Em sustentação oral, o procurador da Fazenda Nacional Ricson Moreira argumentou que a Viação Joana D’arc S.A se “fantasiou” de Sodam Participações, voltou a ser Viação Joana D’arc S.A, “trouxe na bolsa R$ 16 milhões para a sua contabilidade em curto espaço de tempo sem exercer qualquer atividade comercial” e passou a deduzir esse valor da base de cálculo do IRPJ e da CSLL. “O fato de em 2014 a legislação proibir expressamente o ágio interno é um traço até da nossa cultura de precisar de uma lei para dizer o óbvio. O ágio ocorre quando há relação entre partes independentes”, defendeu Moreira.

Criação de estrutura artificial
O relator, ministro Francisco Falcão, concluiu que, no caso concreto, houve a criação de uma pessoa jurídica “sem correspondência no mundo real” (a Sodam), apenas para servir como “transmissora de ágio meramente contábil no contexto da incorporação reversa”. O ministro ponderou que as normas que autorizaram a amortização de ágio buscaram regular “operações societárias usuais, em que a dinâmica do mercado promovia um regime de circulação de capital e potencialização e resultados nos diversos segmentos econômicos”. Em outras palavras, o ministro discordou justamente da falta de propósito econômico nas operações. Para o ministro, no caso concreto, houve “abuso do direito de ágio” e criação de estrutura artificial para economizar tributos. “O abuso do direito materializado na amortização do ágio gerado em operações internas sem qualquer propósito negocial, desrespeitou ordenamento jurídico vigente à época dos fatos”, concluiu o relator.

O advogado da Viação Joana D’Arc disse ao JOTA que deve recorrer da decisão. Primeiro, por embargos de declaração, que buscam sanar omissão, obscuridade ou contradição. Depois, por embargos de divergência, para levar o caso à 1ª Seção.

Para alegar a divergência, o contribuinte deve contrapor o resultado ao julgado da 1ª Turma no REsp 2026473/SC. Em setembro de 2023, em julgamento inédito, a 1ª Turma decidiu favoravelmente ao aproveitamento de ágio entre partes relacionadas. Na ocasião, o relator, ministro Gurgel de Faria, destacou que a legislação anterior a 2014 exigia apenas a confusão patrimonial entre quem detém a participação societária e a empresa adquirida, não fazendo referência à figura do real adquirente e não vedando o ágio interno. No caso concreto, Faria concluiu que não houve demonstração de que as operações teriam sido artificiais.
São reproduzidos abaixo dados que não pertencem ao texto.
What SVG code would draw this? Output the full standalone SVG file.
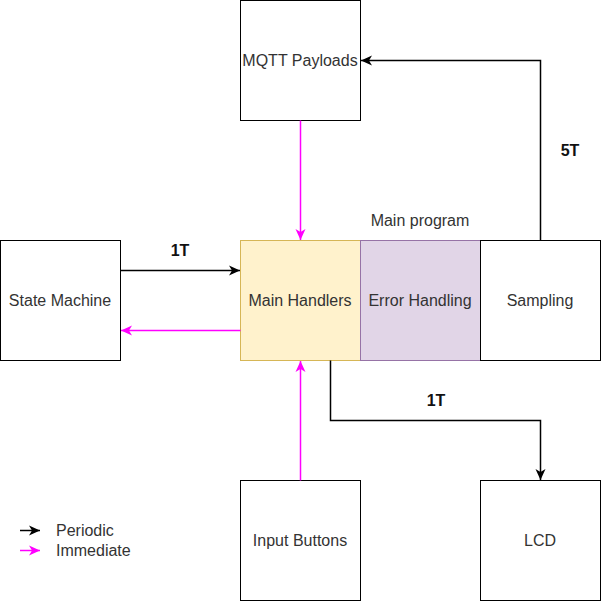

Para procuradores da Fazenda, a decisão não é totalmente negativa, já que o acórdão da 1ª Turma, por vedação da Súmula 7 do STJ (que proíbe a reanálise de fatos), considera apenas o cenário fático narrado no acórdão do tribunal de origem e não autoriza o ágio interno de modo indiscriminado. A decisão da 1ª Turma deixa expresso que o fisco tem a competência de demonstrar, caso a caso, a artificialidade das operações.

O caso concreto foi julgado no REsp 2152642/RJ.